● Provided data
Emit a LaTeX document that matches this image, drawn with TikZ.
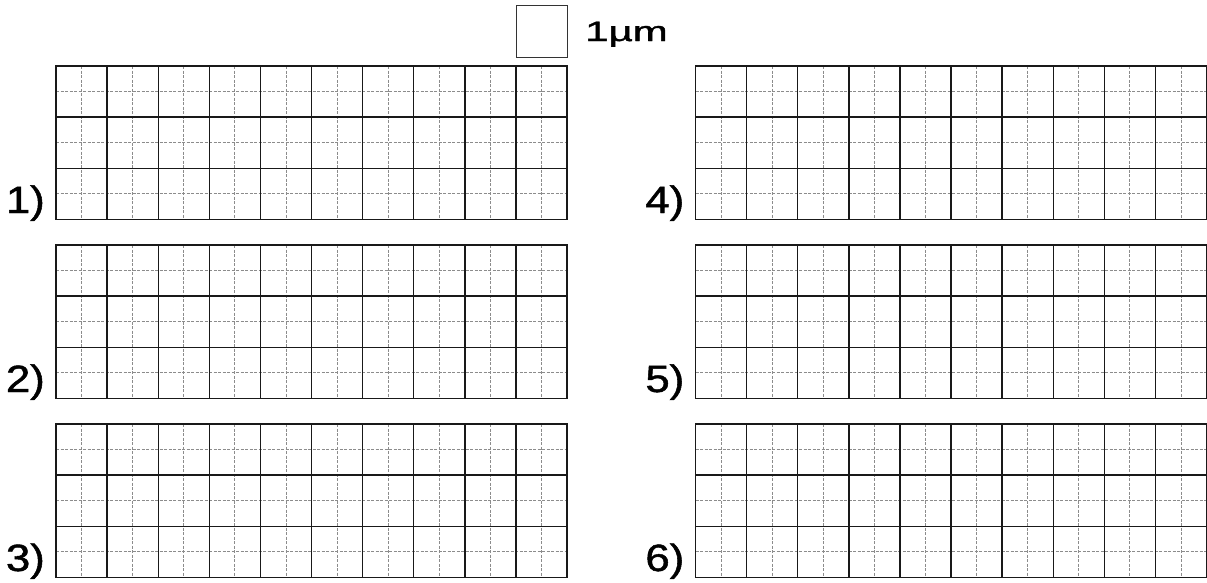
\documentclass[tikz,border=0pt]{standalone}
\usepackage{fontspec}
\setmainfont{Liberation Sans}
\newfontfamily\heavyfont{Liberation Sans}[RawFeature={embolden=1.2}]
\usepackage{graphicx}
\begin{document}
\begin{tikzpicture}[x=1pt,y=-1pt,
  major/.style={draw=black!90, line width=1.4pt},
  minor/.style={draw=black!45, line width=0.8pt, dash pattern=on 3pt off 1.5pt},
  lbl/.style={anchor=base east, inner sep=0pt, font=\heavyfont\fontsize{38}{38}\selectfont},
  scalebox/.style={draw=black!80, line width=1pt}]
\useasboundingbox (0,0) rectangle (1207,582);
\def\cs{51.1}
\foreach \gx/\gy/\lab in {56/66/1, 56/245/2, 56/424/3, 695.5/66/4, 695.5/245/5, 695.5/424/6}{
  \foreach \i in {0,...,9}
    \draw[minor] ({\gx+(\i+0.5)*\cs},\gy) -- ++(0,{3*\cs});
  \foreach \j in {0,1,2}
    \draw[minor] (\gx,{\gy+(\j+0.5)*\cs}) -- ++({10*\cs},0);
  \foreach \i in {1,...,9}
    \draw[major] ({\gx+\i*\cs},\gy) -- ++(0,{3*\cs});
  \foreach \j in {1,2}
    \draw[major] (\gx,{\gy+\j*\cs}) -- ++({10*\cs},0);
  \draw[major] (\gx,\gy) rectangle ++({10*\cs},{3*\cs});
  \node[lbl] (lab\lab) at ({\gx-11},{\gy+147}) {\scalebox{1.15}[1]{\lab)}};
}
\draw[scalebox] (516,5) rectangle (567,57);
\node[anchor=base west, inner sep=0pt, font=\heavyfont\fontsize{28}{28}\selectfont] (unit) at (585,41) {\scalebox{1.5}[1]{1µm}};
\end{tikzpicture}
\end{document}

● Written exercise
Repeat the listing in full and exactly. Do not include any images.

● Completed exercise
Emit a LaTeX document that matches this image, drawn with TikZ.
\documentclass[tikz,border=0pt]{standalone}
\usepackage{fontspec}
\setmainfont{Liberation Sans}
\newfontfamily\heavyfont{Liberation Sans}[RawFeature={embolden=1.2}]
\usepackage{graphicx}
\begin{document}
\begin{tikzpicture}[x=1pt,y=-1pt,
  major/.style={draw=black!90, line width=1.4pt},
  minor/.style={draw=black!45, line width=0.8pt, dash pattern=on 3pt off 1.5pt},
  lbl/.style={anchor=base east, inner sep=0pt, font=\heavyfont\fontsize{38}{38}\selectfont},
  scalebox/.style={draw=black!80, line width=1pt}]
\useasboundingbox (0,0) rectangle (1207,582);
\def\cs{51.1}
\foreach \gx/\gy/\lab in {56/66/1, 56/245/2, 56/424/3, 695.5/66/4, 695.5/245/5, 695.5/424/6}{
  \foreach \i in {0,...,9}
    \draw[minor] ({\gx+(\i+0.5)*\cs},\gy) -- ++(0,{3*\cs});
  \foreach \j in {0,1,2}
    \draw[minor] (\gx,{\gy+(\j+0.5)*\cs}) -- ++({10*\cs},0);
  \foreach \i in {1,...,9}
    \draw[major] ({\gx+\i*\cs},\gy) -- ++(0,{3*\cs});
  \foreach \j in {1,2}
    \draw[major] (\gx,{\gy+\j*\cs}) -- ++({10*\cs},0);
  \draw[major] (\gx,\gy) rectangle ++({10*\cs},{3*\cs});
  \node[lbl] (lab\lab) at ({\gx-11},{\gy+147}) {\scalebox{1.15}[1]{\lab)}};
}
\draw[scalebox] (516,5) rectangle (567,57);
\node[anchor=base west, inner sep=0pt, font=\heavyfont\fontsize{28}{28}\selectfont] (unit) at (585,41) {\scalebox{1.5}[1]{1µm}};
\end{tikzpicture}
\end{document}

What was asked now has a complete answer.